Data extract:
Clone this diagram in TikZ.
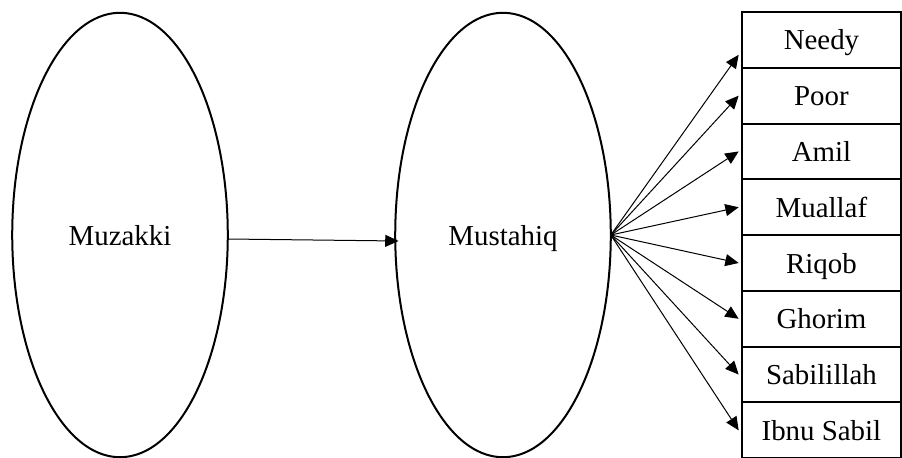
\documentclass[tikz,border=0pt]{standalone}
\usepackage{fontspec}
\setmainfont{Liberation Serif}
\usetikzlibrary{positioning, shapes.geometric, arrows.meta}

\tikzset{
  party/.style={ellipse, draw, line width=0.9pt, minimum width=97pt, minimum height=200pt, inner sep=0pt, outer sep=0pt, text height=9.6pt, text depth=0pt},
  rowbox/.style={draw, line width=0.9pt, minimum width=71.5pt, minimum height=25.1pt, inner sep=0pt, outer sep=0pt, text height=9.6pt, text depth=0.6pt},
  flow/.style={line width=0.45pt, -{Triangle[length=6pt, width=5.4pt]}}
}

\begin{document}
\begin{tikzpicture}[x=0.45pt, y=-0.45pt, font=\fontsize{13}{15}\selectfont]
  \useasboundingbox (0,0) rectangle (902,457);

  % the two parties
  \node[party] (muzakki) at (120,235) {Muzakki};
  \node[party] (mustahiq) at (503,235) {Mustahiq};

  % the eight groups
  \node[rowbox, anchor=north west] (needy) at (742,12) {Needy};
  \node[rowbox, below=0pt of needy] (poor) {Poor};
  \node[rowbox, below=0pt of poor] (amil) {Amil};
  \node[rowbox, below=0pt of amil] (muallaf) {Muallaf};
  \node[rowbox, below=0pt of muallaf] (riqob) {Riqob};
  \node[rowbox, below=0pt of riqob] (ghorim) {Ghorim};
  \node[rowbox, below=0pt of ghorim] (sabilillah) {Sabilillah};
  \node[rowbox, below=0pt of sabilillah] (ibnusabil) {Ibnu Sabil};

  \draw[flow] ([yshift=-1.8pt]muzakki.east) -- ([xshift=1.5pt, yshift=-2.7pt]mustahiq.west);
  \draw[flow] (mustahiq.east) -- ([xshift=-1.5pt, yshift=-6.7pt]needy.west);
  \foreach \grp in {poor, amil, muallaf, riqob, ghorim, sabilillah, ibnusabil}
    \draw[flow] (mustahiq.east) -- ([xshift=-1.5pt]\grp.west);
\end{tikzpicture}
\end{document}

Written task:
Pictures stay out. Print the data exactly, from its first line through the line containing "(mustahiq) at (503,235)".

Solution to the exercise:
Clone this diagram in TikZ.
\documentclass[tikz,border=0pt]{standalone}
\usepackage{fontspec}
\setmainfont{Liberation Serif}
\usetikzlibrary{positioning, shapes.geometric, arrows.meta}

\tikzset{
  party/.style={ellipse, draw, line width=0.9pt, minimum width=97pt, minimum height=200pt, inner sep=0pt, outer sep=0pt, text height=9.6pt, text depth=0pt},
  rowbox/.style={draw, line width=0.9pt, minimum width=71.5pt, minimum height=25.1pt, inner sep=0pt, outer sep=0pt, text height=9.6pt, text depth=0.6pt},
  flow/.style={line width=0.45pt, -{Triangle[length=6pt, width=5.4pt]}}
}

\begin{document}
\begin{tikzpicture}[x=0.45pt, y=-0.45pt, font=\fontsize{13}{15}\selectfont]
  \useasboundingbox (0,0) rectangle (902,457);

  % the two parties
  \node[party] (muzakki) at (120,235) {Muzakki};
  \node[party] (mustahiq) at (503,235) {Mustahiq};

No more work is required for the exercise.